Give the material once more, word for word, without any images.

--

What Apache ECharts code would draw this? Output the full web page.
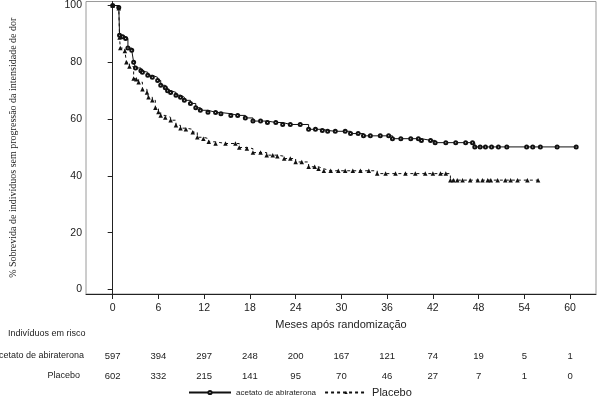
<!DOCTYPE html>
<html>
<head>
<meta charset="utf-8">
<script src="https://cdn.jsdelivr.net/npm/echarts@6/dist/echarts.min.js"></script>
<style>
  html, body { margin: 0; padding: 0; background: #fff; }
  #chart { width: 598px; height: 398px; }
</style>
</head>
<body>
<div id="chart"></div>
<script>
// curvas de Kaplan-Meier: [mês, % sem progressão]
var abiraterona = [
  [0, 100], [0.8, 99.3], [0.9, 89.5], [1.3, 89], [1.7, 88.4], [2.0, 85], [2.5, 84.2],
  [2.75, 80], [3.0, 78], [3.7, 77], [3.9, 76.5], [4.6, 75.4], [5.2, 74.7], [5.9, 73.6],
  [6.3, 71.9], [6.9, 71], [7.2, 70], [7.6, 69.4], [8.3, 68.4], [8.9, 67.7], [9.4, 66.6],
  [10.2, 65.5], [10.9, 64], [11.5, 63.1], [12.5, 62.4], [13.5, 62.3], [14.2, 61.9],
  [15.5, 61.3], [16.4, 61.3], [17.4, 60.4], [18.4, 59.3], [19.4, 59.3], [20.3, 58.8],
  [21.4, 58.8], [22.3, 58.1], [23.3, 58.1], [24.6, 58.1], [25.7, 56.4], [26.6, 56.4],
  [27.5, 56], [28.2, 55.7], [29.2, 55.7], [30.5, 55.7], [31.2, 54.9], [32.2, 54.9],
  [32.9, 54.1], [33.8, 54.1], [35.1, 54.1], [36.2, 54.1], [36.7, 53.1], [37.8, 53.1],
  [39.1, 53.1], [40.1, 53.1], [40.5, 52.5], [41.7, 52.5], [42.3, 51.7], [43.7, 51.7],
  [45.0, 51.7], [46.3, 51.7], [47.2, 51.7], [47.5, 50.2], [48.2, 50.2], [48.9, 50.2],
  [49.7, 50.2], [50.6, 50.2], [51.7, 50.2], [54.3, 50.2], [55.1, 50.2], [56.1, 50.2],
  [58.3, 50.2], [60.8, 50.2]
];
var placebo = [
  [0, 100], [0.8, 99], [0.9, 88.7], [1.0, 85], [1.6, 84], [1.8, 80], [2.2, 78.5],
  [2.75, 74.3], [3.1, 74], [3.4, 73], [3.9, 70.5], [4.5, 69.4], [4.7, 67.7], [5.2, 66.6],
  [5.6, 64], [6.0, 62.5], [6.3, 61.3], [6.9, 60.6], [7.6, 59.6], [8.3, 57.8], [8.9, 56.8],
  [9.6, 56.4], [10.5, 55.4], [11.1, 53.6], [11.9, 53.1], [12.6, 52], [13.5, 51.4],
  [14.8, 51.4], [16.1, 51.4], [16.6, 50], [17.6, 49.6], [18.4, 48.2], [19.4, 48.2],
  [20.2, 47.3], [21.0, 47.3], [21.6, 46.9], [22.5, 46.1], [23.3, 46.1], [24.0, 44.9],
  [24.8, 44.9], [25.7, 43.2], [26.5, 43.2], [27.0, 42.5], [27.7, 41.8], [28.6, 41.8],
  [29.6, 41.8], [30.5, 41.8], [31.5, 41.8], [32.5, 41.8], [33.6, 41.8], [34.7, 40.8],
  [35.8, 40.8], [37.1, 40.8], [38.4, 40.8], [39.7, 40.8], [41.0, 40.8], [42.0, 40.8],
  [43.0, 40.8], [43.7, 40.8], [44.3, 38.5], [44.7, 38.5], [45.2, 38.5], [45.9, 38.5],
  [46.9, 38.5], [47.9, 38.5], [48.5, 38.5], [49.2, 38.5], [49.6, 38.5], [50.5, 38.5],
  [51.5, 38.5], [52.2, 38.5], [53.1, 38.5], [54.4, 38.5], [55.8, 38.5]
];

var xTicks = [0, 6, 12, 18, 24, 30, 36, 42, 48, 54, 60];
var yTicks = [0, 20, 40, 60, 80, 100];
var riscoAbiraterona = [597, 394, 297, 248, 200, 167, 121, 74, 19, 5, 1];
var riscoPlacebo = [602, 332, 215, 141, 95, 70, 46, 27, 7, 1, 0];

var chart = echarts.init(document.getElementById('chart'));
var sans = 'Liberation Sans, Arial, sans-serif';

chart.setOption({
  animation: false,
  grid: { left: 85, right: 2, top: 1, bottom: 104, show: true, borderColor: '#9a9a9a', borderWidth: 1 },
  xAxis: {
    type: 'value', min: -3.5, max: 63.4,
    name: 'Meses após randomização', nameLocation: 'middle', nameGap: 25,
    nameTextStyle: { fontFamily: sans, fontSize: 11, color: '#222' },
    axisLine: { onZero: false, lineStyle: { color: '#222' } },
    axisTick: { customValues: xTicks, length: 5, lineStyle: { color: '#222' } },
    axisLabel: { customValues: xTicks, fontFamily: sans, fontSize: 10.5, color: '#222', margin: 9 },
    splitLine: { show: false }
  },
  yAxis: {
    type: 'value', min: -1.6, max: 101.4,
    name: '% Sobrevida de indivíduos sem progressão da intensidade de dor',
    nameLocation: 'middle', nameGap: 68,
    nameTextStyle: { fontFamily: 'Liberation Serif, Times New Roman, serif', fontSize: 10, color: '#222' },
    axisLine: { show: true, lineStyle: { color: '#222' } },
    axisTick: { show: true, customValues: yTicks, length: 5, lineStyle: { color: '#222' } },
    axisLabel: { customValues: yTicks, fontFamily: sans, fontSize: 10.5, color: '#222', margin: 4 },
    splitLine: { show: false }
  },
  legend: {
    left: 188, top: 387, padding: 0, itemWidth: 42, itemHeight: 4, itemGap: 8,
    data: [
      { name: 'acetato de abiraterona', textStyle: { fontSize: 8, fontFamily: sans, color: '#222' } },
      { name: 'Placebo', textStyle: { fontSize: 11, fontFamily: sans, color: '#222' } }
    ]
  },
  series: [
    {
      name: 'acetato de abiraterona', type: 'line', step: 'end', data: abiraterona,
      symbol: 'emptyCircle', symbolSize: 3, showAllSymbol: true,
      lineStyle: { color: '#111', width: 1 },
      itemStyle: { color: '#111', borderWidth: 0.8 }
    },
    {
      name: 'Placebo', type: 'line', step: 'end', data: placebo,
      symbol: 'triangle', symbolSize: 4.5, showAllSymbol: true,
      lineStyle: { color: '#111', width: 1, type: [3, 3] },
      itemStyle: { color: '#111' }
    }
  ]
});

// tabela de indivíduos em risco, alinhada aos meses do eixo x
var graphics = [
  { type: 'text', left: 8, top: 329, style: { text: 'Indivíduos em risco', font: '9px ' + sans, fill: '#222' } },
  { type: 'text', x: 84, y: 356, style: { text: 'acetato de abiraterona', font: '9px ' + sans, fill: '#222', align: 'right', verticalAlign: 'middle' } },
  { type: 'text', x: 80, y: 376, style: { text: 'Placebo', font: '9px ' + sans, fill: '#222', align: 'right', verticalAlign: 'middle' } }
];
xTicks.forEach(function (m, i) {
  var px = chart.convertToPixel({ xAxisIndex: 0 }, m);
  graphics.push({ type: 'text', x: px, y: 356, style: { text: String(riscoAbiraterona[i]), font: '9.5px ' + sans, fill: '#222', align: 'center', verticalAlign: 'middle' } });
  graphics.push({ type: 'text', x: px, y: 376, style: { text: String(riscoPlacebo[i]), font: '9.5px ' + sans, fill: '#222', align: 'center', verticalAlign: 'middle' } });
});
chart.setOption({ graphic: graphics });
</script>
</body>
</html>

--

Task result
What Apache ECharts code would draw this? Output the full web page.
<!DOCTYPE html>
<html>
<head>
<meta charset="utf-8">
<script src="https://cdn.jsdelivr.net/npm/echarts@6/dist/echarts.min.js"></script>
<style>
  html, body { margin: 0; padding: 0; background: #fff; }
  #chart { width: 598px; height: 398px; }
</style>
</head>
<body>
<div id="chart"></div>
<script>
// curvas de Kaplan-Meier: [mês, % sem progressão]
var abiraterona = [
  [0, 100], [0.8, 99.3], [0.9, 89.5], [1.3, 89], [1.7, 88.4], [2.0, 85], [2.5, 84.2],
  [2.75, 80], [3.0, 78], [3.7, 77], [3.9, 76.5], [4.6, 75.4], [5.2, 74.7], [5.9, 73.6],
  [6.3, 71.9], [6.9, 71], [7.2, 70], [7.6, 69.4], [8.3, 68.4], [8.9, 67.7], [9.4, 66.6],
  [10.2, 65.5], [10.9, 64], [11.5, 63.1], [12.5, 62.4], [13.5, 62.3], [14.2, 61.9],
  [15.5, 61.3], [16.4, 61.3], [17.4, 60.4], [18.4, 59.3], [19.4, 59.3], [20.3, 58.8],
  [21.4, 58.8], [22.3, 58.1], [23.3, 58.1], [24.6, 58.1], [25.7, 56.4], [26.6, 56.4],
  [27.5, 56], [28.2, 55.7], [29.2, 55.7], [30.5, 55.7], [31.2, 54.9], [32.2, 54.9],
  [32.9, 54.1], [33.8, 54.1], [35.1, 54.1], [36.2, 54.1], [36.7, 53.1], [37.8, 53.1],
  [39.1, 53.1], [40.1, 53.1], [40.5, 52.5], [41.7, 52.5], [42.3, 51.7], [43.7, 51.7],
  [45.0, 51.7], [46.3, 51.7], [47.2, 51.7], [47.5, 50.2], [48.2, 50.2], [48.9, 50.2],
  [49.7, 50.2], [50.6, 50.2], [51.7, 50.2], [54.3, 50.2], [55.1, 50.2], [56.1, 50.2],
  [58.3, 50.2], [60.8, 50.2]
];
var placebo = [
  [0, 100], [0.8, 99], [0.9, 88.7], [1.0, 85], [1.6, 84], [1.8, 80], [2.2, 78.5],
  [2.75, 74.3], [3.1, 74], [3.4, 73], [3.9, 70.5], [4.5, 69.4], [4.7, 67.7], [5.2, 66.6],
  [5.6, 64], [6.0, 62.5], [6.3, 61.3], [6.9, 60.6], [7.6, 59.6], [8.3, 57.8], [8.9, 56.8],
  [9.6, 56.4], [10.5, 55.4], [11.1, 53.6], [11.9, 53.1], [12.6, 52], [13.5, 51.4],
  [14.8, 51.4], [16.1, 51.4], [16.6, 50], [17.6, 49.6], [18.4, 48.2], [19.4, 48.2],
  [20.2, 47.3], [21.0, 47.3], [21.6, 46.9], [22.5, 46.1], [23.3, 46.1], [24.0, 44.9],
  [24.8, 44.9], [25.7, 43.2], [26.5, 43.2], [27.0, 42.5], [27.7, 41.8], [28.6, 41.8],
  [29.6, 41.8], [30.5, 41.8], [31.5, 41.8], [32.5, 41.8], [33.6, 41.8], [34.7, 40.8],
  [35.8, 40.8], [37.1, 40.8], [38.4, 40.8], [39.7, 40.8], [41.0, 40.8], [42.0, 40.8],
  [43.0, 40.8], [43.7, 40.8], [44.3, 38.5], [44.7, 38.5], [45.2, 38.5], [45.9, 38.5],
  [46.9, 38.5], [47.9, 38.5], [48.5, 38.5], [49.2, 38.5], [49.6, 38.5], [50.5, 38.5],
  [51.5, 38.5], [52.2, 38.5], [53.1, 38.5], [54.4, 38.5], [55.8, 38.5]
];

var xTicks = [0, 6, 12, 18, 24, 30, 36, 42, 48, 54, 60];
var yTicks = [0, 20, 40, 60, 80, 100];
var riscoAbiraterona = [597, 394, 297, 248, 200, 167, 121, 74, 19, 5, 1];
var riscoPlacebo = [602, 332, 215, 141, 95, 70, 46, 27, 7, 1, 0];

var chart = echarts.init(document.getElementById('chart'));
var sans = 'Liberation Sans, Arial, sans-serif';

chart.setOption({
  animation: false,
  grid: { left: 85, right: 2, top: 1, bottom: 104, show: true, borderColor: '#9a9a9a', borderWidth: 1 },
  xAxis: {
    type: 'value', min: -3.5, max: 63.4,
    name: 'Meses após randomização', nameLocation: 'middle', nameGap: 25,
    nameTextStyle: { fontFamily: sans, fontSize: 11, color: '#222' },
    axisLine: { onZero: false, lineStyle: { color: '#222' } },
    axisTick: { customValues: xTicks, length: 5, lineStyle: { color: '#222' } },
    axisLabel: { customValues: xTicks, fontFamily: sans, fontSize: 10.5, color: '#222', margin: 9 },
    splitLine: { show: false }
  },
  yAxis: {
    type: 'value', min: -1.6, max: 101.4,
    name: '% Sobrevida de indivíduos sem progressão da intensidade de dor',
    nameLocation: 'middle', nameGap: 68,
    nameTextStyle: { fontFamily: 'Liberation Serif, Times New Roman, serif', fontSize: 10, color: '#222' },
    axisLine: { show: true, lineStyle: { color: '#222' } },
    axisTick: { show: true, customValues: yTicks, length: 5, lineStyle: { color: '#222' } },
    axisLabel: { customValues: yTicks, fontFamily: sans, fontSize: 10.5, color: '#222', margin: 4 },
    splitLine: { show: false }
  },
  legend: {
    left: 188, top: 387, padding: 0, itemWidth: 42, itemHeight: 4, itemGap: 8,
    data: [
      { name: 'acetato de abiraterona', textStyle: { fontSize: 8, fontFamily: sans, color: '#222' } },
      { name: 'Placebo', textStyle: { fontSize: 11, fontFamily: sans, color: '#222' } }
    ]
  },
  series: [
    {
      name: 'acetato de abiraterona', type: 'line', step: 'end', data: abiraterona,
      symbol: 'emptyCircle', symbolSize: 3, showAllSymbol: true,
      lineStyle: { color: '#111', width: 1 },
      itemStyle: { color: '#111', borderWidth: 0.8 }
    },
    {
      name: 'Placebo', type: 'line', step: 'end', data: placebo,
      symbol: 'triangle', symbolSize: 4.5, showAllSymbol: true,
      lineStyle: { color: '#111', width: 1, type: [3, 3] },
      itemStyle: { color: '#111' }
    }
  ]
});

// tabela de indivíduos em risco, alinhada aos meses do eixo x
var graphics = [
  { type: 'text', left: 8, top: 329, style: { text: 'Indivíduos em risco', font: '9px ' + sans, fill: '#222' } },
  { type: 'text', x: 84, y: 356, style: { text: 'acetato de abiraterona', font: '9px ' + sans, fill: '#222', align: 'right', verticalAlign: 'middle' } },
  { type: 'text', x: 80, y: 376, style: { text: 'Placebo', font: '9px ' + sans, fill: '#222', align: 'right', verticalAlign: 'middle' } }
];
xTicks.forEach(function (m, i) {
  var px = chart.convertToPixel({ xAxisIndex: 0 }, m);
  graphics.push({ type: 'text', x: px, y: 356, style: { text: String(riscoAbiraterona[i]), font: '9.5px ' + sans, fill: '#222', align: 'center', verticalAlign: 'middle' } });
  graphics.push({ type: 'text', x: px, y: 376, style: { text: String(riscoPlacebo[i]), font: '9.5px ' + sans, fill: '#222', align: 'center', verticalAlign: 'middle' } });
});
chart.setOption({ graphic: graphics });
</script>
</body>
</html>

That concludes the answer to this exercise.